| Nolan's Notes
As an appreciation for the contribution African-Americans have made to gospel music, our music on Sunday, March 2nd, consists of spirituals which are included in our Baptist Hymnal. A special emphasis in this article is about a giant in gospel music.
Thomas Andrew Dorsey (b. Villa Rica, GA, July 1, 1899) traveled as a boy with his father, an itinerant Baptist preacher, playing the reed pump organ for his services. In 1910 he moved to Atlanta, where in the following year he attended a "Colored Night" service at a Billy Sunday revival and was impressed by Homer Rodeheaver's musical leadership. In Atlanta he also came under the influence of blues pianists and began to play for dances. About 1916 he moved to Chicago where he studied at the Chicago College of
Composition and Arranging, continuing to support himself as a pianist, plus working with record companies and music publishers. His composition Riverside Blues was recorded by King Oliver's Creole Jazz Band in 1923, and from 1923 to 1926 he toured with the famed blues singer, Gertrude (Ma) Rainey, accompanying her with his Wildcats Jazz Band as well as composing and arranging music for her performances.

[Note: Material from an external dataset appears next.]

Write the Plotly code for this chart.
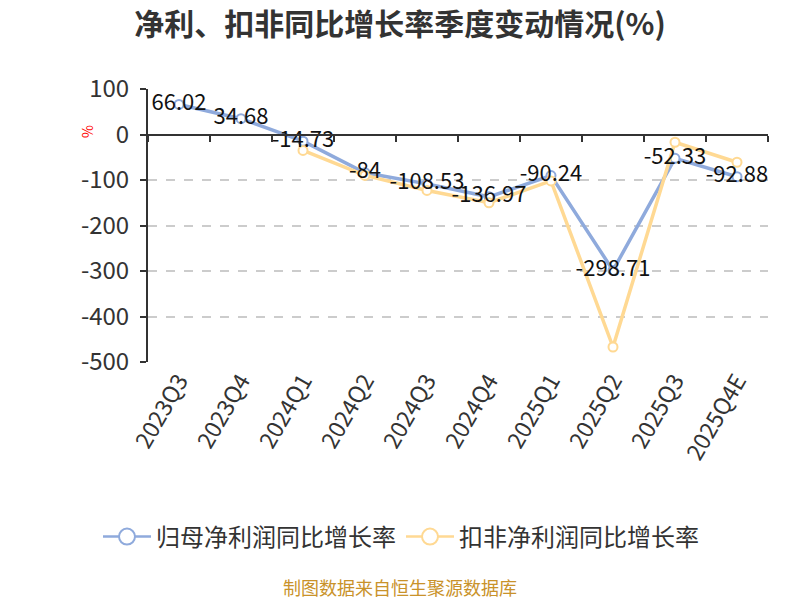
import plotly.graph_objects as go

categories = ["2023Q3", "2023Q4", "2024Q1", "2024Q2", "2024Q3", "2024Q4", "2025Q1", "2025Q2", "2025Q3", "2025Q4E"]
parent_growth = [66.02, 34.68, -14.73, -84, -108.53, -136.97, -90.24, -298.71, -52.33, -92.88]
deducted_growth = [66.02, 34.68, -35, -90, -123, -150, -102, -467, -17, -61]
parent_labels = ["66.02", "34.68", "-14.73", "-84", "-108.53", "-136.97", "-90.24", "-298.71", "-52.33", "-92.88"]
y_ticks = [100, 0, -100, -200, -300, -400, -500]
y_ticktext = ["100", "0", "-100", "-200", "-300", "-400", "-500"]
series_names = ["归母净利润同比增长率", "扣非净利润同比增长率"]

BLUE = "#8FAADC"
ORANGE = "#FFD993"
FONT = "Noto Sans CJK SC"

# deducted series starts at 2024Q1
ded_x = categories[2:]
ded_y = deducted_growth[2:]

fig = go.Figure()
fig.add_trace(go.Scatter(
    x=categories, y=parent_growth, mode="lines+markers", name=series_names[0],
    line=dict(color=BLUE, width=3.5), showlegend=False,
    marker=dict(symbol="circle", size=9, color="white", line=dict(color=BLUE, width=2)),
    xaxis="x", yaxis="y",
))
fig.add_trace(go.Scatter(
    x=ded_x, y=ded_y, mode="lines+markers", name=series_names[1],
    line=dict(color=ORANGE, width=3.5), showlegend=False,
    marker=dict(symbol="circle", size=9, color="white", line=dict(color=ORANGE, width=2)),
    xaxis="x", yaxis="y",
))
fig.add_trace(go.Scatter(
    x=categories, y=parent_growth, mode="text", text=parent_labels,
    textposition="middle center", textfont=dict(size=22, color="#111", family=FONT),
    showlegend=False, hoverinfo="skip", xaxis="x2", yaxis="y",
))
# legend entries (larger icons)
for nm, col in zip(series_names, [BLUE, ORANGE]):
    fig.add_trace(go.Scatter(
        x=[None], y=[None], mode="lines+markers", name=nm,
        line=dict(color=col, width=2.5),
        marker=dict(symbol="circle", size=16, color="white", line=dict(color=col, width=2)),
        xaxis="x", yaxis="y",
    ))

zero_pos = (0 - (-500)) / (100 - (-500))

fig.update_layout(
    width=800, height=600,
    margin=dict(l=148, r=32, t=89, b=238),
    paper_bgcolor="white", plot_bgcolor="white",
    font=dict(family=FONT, color="#333"),
    title=dict(text="<b>净利、扣非同比增长率季度变动情况(%)</b>", x=0.5, xanchor="center",
               y=1 - 24 / 600, yanchor="middle", font=dict(size=30, color="#333", family=FONT)),
    xaxis=dict(type="category", categoryorder="array", categoryarray=categories,
               range=[-0.5, 9.5], showline=False, showgrid=False, zeroline=False,
               ticks="", tickangle=-60, tickfont=dict(size=23, color="#333", family=FONT)),
    xaxis2=dict(type="category", categoryorder="array", categoryarray=categories,
                overlaying="x", anchor="free", position=zero_pos, matches="x",
                showline=True, linecolor="#333", linewidth=2, ticks="outside",
                tickson="boundaries", ticklen=6, tickcolor="#333", tickwidth=2,
                showticklabels=False, showgrid=False, zeroline=False),
    yaxis=dict(range=[-500, 100], tickvals=y_ticks, ticktext=y_ticktext,
               showline=True, linecolor="#333", linewidth=2, ticks="outside", ticklen=6,
               tickcolor="#333", tickwidth=2, showgrid=True, gridcolor="#cccccc", griddash="dash",
               gridwidth=1.5, zeroline=False, ticklabelstandoff=6,
               tickfont=dict(size=24, color="#333", family=FONT)),
    legend=dict(orientation="h", x=(401 - 148) / 620, xanchor="center", y=-(537 - 362) / 273,
                yanchor="middle", font=dict(size=24, color="#333", family=FONT), itemwidth=48),
    annotations=[
        dict(text="%", xref="paper", yref="paper", x=-(148 - 87) / 620, y=(362 - 132) / 273,
             xanchor="center", yanchor="middle", showarrow=False, textangle=-90,
             font=dict(size=14, color="red", family=FONT)),
        dict(text="制图数据来自恒生聚源数据库", xref="paper", yref="paper", x=(400 - 148) / 620,
             y=-(587 - 362) / 273, xanchor="center", yanchor="middle", showarrow=False,
             font=dict(size=18, color="#C9922A", family=FONT)),
    ],
)

fig.write_html("out.html")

Dorsey was also composing sacred music and, after hearing the Rev. A. W. Nix sing at the 1921
National Baptist Convention, was inspired to write his first gospel song, "If I Don't Get There," published in Gospel Pearls (Nashville, 1921). After several years of involvement in both blues and gospel, he turned in the early 1930s to gospel music exclusively. In 1931 he and Theodore Fly organized the first Black gospel chorus at the Ebenezer Baptist Church, Chicago. He and singer, Sallie Martin founded the National Convention of Gospel Choirs and Choruses in 1932, the year in which the Dorsey House of Music was established. Between 1932 and 1944, he toured America with "Evenings of Dorsey." Fry and Martin sang with him during the thirties, and from 1939 to 1944 he toured with Mahalia Jackson.

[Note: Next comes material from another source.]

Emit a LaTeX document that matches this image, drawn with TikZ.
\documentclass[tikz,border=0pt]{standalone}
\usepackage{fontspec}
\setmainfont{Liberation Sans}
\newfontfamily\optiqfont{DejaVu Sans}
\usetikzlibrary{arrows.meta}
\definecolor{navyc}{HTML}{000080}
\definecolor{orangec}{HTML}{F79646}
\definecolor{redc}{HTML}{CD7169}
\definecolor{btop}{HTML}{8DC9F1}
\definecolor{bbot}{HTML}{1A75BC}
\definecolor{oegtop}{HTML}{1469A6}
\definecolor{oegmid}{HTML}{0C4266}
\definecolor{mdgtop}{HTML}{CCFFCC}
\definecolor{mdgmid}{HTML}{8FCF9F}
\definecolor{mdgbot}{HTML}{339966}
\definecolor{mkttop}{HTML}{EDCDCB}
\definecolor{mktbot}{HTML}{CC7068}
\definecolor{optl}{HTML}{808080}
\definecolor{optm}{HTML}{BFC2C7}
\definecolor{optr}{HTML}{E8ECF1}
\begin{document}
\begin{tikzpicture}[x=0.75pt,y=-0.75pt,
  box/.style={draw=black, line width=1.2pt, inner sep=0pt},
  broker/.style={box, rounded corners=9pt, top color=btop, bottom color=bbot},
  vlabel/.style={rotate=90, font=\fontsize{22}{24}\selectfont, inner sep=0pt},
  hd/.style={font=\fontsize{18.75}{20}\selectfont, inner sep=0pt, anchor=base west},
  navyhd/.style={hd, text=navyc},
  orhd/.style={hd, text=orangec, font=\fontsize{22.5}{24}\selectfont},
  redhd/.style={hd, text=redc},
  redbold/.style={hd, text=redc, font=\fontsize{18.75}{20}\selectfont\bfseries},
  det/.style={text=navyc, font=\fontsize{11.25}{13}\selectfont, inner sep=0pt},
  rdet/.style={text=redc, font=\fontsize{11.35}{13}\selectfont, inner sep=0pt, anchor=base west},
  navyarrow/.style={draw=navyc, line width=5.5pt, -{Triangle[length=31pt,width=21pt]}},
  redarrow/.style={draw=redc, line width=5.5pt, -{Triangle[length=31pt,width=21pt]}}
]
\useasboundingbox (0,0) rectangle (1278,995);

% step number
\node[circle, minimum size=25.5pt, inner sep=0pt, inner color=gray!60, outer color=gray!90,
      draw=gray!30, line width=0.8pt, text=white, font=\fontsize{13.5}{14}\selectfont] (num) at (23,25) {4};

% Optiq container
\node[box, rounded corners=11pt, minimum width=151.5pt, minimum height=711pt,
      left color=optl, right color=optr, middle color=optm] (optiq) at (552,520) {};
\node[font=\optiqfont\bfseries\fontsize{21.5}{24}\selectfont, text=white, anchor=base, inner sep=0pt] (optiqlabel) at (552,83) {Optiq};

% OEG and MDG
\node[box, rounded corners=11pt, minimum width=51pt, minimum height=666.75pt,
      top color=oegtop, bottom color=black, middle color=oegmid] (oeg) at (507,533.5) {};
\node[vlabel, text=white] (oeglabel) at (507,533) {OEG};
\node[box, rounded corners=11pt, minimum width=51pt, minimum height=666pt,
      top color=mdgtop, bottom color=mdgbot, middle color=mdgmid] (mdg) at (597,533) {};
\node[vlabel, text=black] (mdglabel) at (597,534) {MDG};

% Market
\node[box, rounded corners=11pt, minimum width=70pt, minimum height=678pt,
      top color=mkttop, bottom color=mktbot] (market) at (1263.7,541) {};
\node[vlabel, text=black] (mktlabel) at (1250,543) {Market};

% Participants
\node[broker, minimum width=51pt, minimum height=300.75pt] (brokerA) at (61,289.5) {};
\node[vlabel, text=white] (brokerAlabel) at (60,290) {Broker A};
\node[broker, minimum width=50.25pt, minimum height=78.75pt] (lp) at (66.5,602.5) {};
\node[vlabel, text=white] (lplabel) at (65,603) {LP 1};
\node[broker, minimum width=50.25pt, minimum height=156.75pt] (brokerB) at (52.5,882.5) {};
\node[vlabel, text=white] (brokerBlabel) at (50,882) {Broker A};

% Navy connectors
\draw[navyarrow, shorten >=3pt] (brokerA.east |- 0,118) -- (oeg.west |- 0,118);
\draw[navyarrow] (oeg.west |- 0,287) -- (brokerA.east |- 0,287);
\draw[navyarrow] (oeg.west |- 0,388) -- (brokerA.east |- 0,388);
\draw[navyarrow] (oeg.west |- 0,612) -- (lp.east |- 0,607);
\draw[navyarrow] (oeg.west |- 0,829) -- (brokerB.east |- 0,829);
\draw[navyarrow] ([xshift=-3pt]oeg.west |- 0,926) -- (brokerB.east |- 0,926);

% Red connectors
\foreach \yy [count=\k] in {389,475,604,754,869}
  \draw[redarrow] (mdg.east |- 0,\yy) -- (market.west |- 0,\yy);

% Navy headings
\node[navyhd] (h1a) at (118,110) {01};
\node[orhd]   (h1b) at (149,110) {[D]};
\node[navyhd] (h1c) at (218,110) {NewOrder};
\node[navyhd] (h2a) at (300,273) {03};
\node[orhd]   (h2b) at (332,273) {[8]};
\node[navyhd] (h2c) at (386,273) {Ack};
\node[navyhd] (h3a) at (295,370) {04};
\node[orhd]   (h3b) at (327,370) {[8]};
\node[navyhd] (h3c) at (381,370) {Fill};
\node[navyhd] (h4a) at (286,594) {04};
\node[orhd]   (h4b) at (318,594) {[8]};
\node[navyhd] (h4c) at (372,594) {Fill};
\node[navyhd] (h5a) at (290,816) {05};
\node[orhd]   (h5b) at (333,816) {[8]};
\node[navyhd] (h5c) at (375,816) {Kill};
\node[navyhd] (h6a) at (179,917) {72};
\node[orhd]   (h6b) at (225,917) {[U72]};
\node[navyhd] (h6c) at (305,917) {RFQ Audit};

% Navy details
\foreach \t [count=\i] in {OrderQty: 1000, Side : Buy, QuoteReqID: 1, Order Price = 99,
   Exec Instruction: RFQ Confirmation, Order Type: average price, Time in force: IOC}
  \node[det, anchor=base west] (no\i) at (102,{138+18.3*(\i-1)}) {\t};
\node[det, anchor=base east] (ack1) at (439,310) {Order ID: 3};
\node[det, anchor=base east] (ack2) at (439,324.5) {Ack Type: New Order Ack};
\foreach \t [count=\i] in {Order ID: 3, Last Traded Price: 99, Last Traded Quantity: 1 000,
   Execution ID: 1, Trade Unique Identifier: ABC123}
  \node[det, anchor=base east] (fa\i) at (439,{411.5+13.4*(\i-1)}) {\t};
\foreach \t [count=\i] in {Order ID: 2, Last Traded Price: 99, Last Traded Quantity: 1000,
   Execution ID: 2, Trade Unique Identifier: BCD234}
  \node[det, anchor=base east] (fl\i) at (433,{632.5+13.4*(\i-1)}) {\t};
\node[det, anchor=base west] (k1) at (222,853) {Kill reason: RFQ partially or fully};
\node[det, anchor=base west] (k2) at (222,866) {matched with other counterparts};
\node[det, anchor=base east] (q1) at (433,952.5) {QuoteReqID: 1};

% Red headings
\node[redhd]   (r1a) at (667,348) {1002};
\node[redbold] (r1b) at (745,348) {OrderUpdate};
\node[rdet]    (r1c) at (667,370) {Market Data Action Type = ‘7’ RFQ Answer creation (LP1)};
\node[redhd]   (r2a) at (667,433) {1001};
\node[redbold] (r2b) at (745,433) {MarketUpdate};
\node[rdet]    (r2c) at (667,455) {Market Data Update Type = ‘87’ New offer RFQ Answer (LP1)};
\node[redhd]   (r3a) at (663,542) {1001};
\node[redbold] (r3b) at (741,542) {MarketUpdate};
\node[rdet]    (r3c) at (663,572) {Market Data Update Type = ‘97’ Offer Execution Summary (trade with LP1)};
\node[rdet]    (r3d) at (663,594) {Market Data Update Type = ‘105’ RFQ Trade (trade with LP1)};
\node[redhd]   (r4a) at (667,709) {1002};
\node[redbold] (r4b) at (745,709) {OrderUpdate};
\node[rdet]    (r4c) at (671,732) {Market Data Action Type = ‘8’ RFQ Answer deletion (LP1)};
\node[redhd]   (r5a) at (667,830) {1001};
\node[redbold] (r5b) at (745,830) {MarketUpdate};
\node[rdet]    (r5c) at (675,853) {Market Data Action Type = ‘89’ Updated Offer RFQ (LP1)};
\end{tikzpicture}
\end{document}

Dorsey reportedly composed nearly 1,000 songs, publishing more than half of them. He was influenced by the gospel hymns of Charles A. Tindley but sought to incorporate in his sacred songs "the feelings and the pathos and the moans of the blues" (Southern, Biographical Dictionary of Afro-American and African Musicians). Three of his best known songs published in The New National Baptist Hymnal (1977) are "Precious Lord Take My Hand" (1932, copyrighted in 1938), "Peace in the Valley" (1939), and "When I've Done My Best" (1939). Among African-Americans, Dorsey is known as "The Father of Gospel Music."
Precious Lord, Take My Hand
Thomas A. Dorsey wrote this hymn in 1932, a few days after the death of his first wife, Nettie, and their infant son. She died in childbirth, and the child died within 24 hours of the mother. Dorsey had been away in St. Louis on a gospel music tour with Theodore Fry when he received the telegram from Chicago about his wife. For several days he was lost in grief.
"I felt that God had done me an injustice. I didn't want to serve Him anymore or write gospel songs. I just wanted to go back to that jazz world I once knew so well," he said. A friend helped him through this period. There he began to play a melody, and as he did, he once again felt close to God and the words to "Precious Lord, Hold My Hand" came to him. It was not copyrighted until 1938. An additional stanza begins with the line, "When the darkness appears and the night draws near." This personal song of consolation has become Dorsey's most popular composition, having been translated into more than 50 languages.
The tune PRECIOUS LORD is Dorsey's arrangement of the mid-19th century hymn tune MAITLAND, commonly sung to the text "Must Jesus Bear the Cross Alone." The Baptist Hymnal (1991) is the first
Southern Baptist collection to include this song.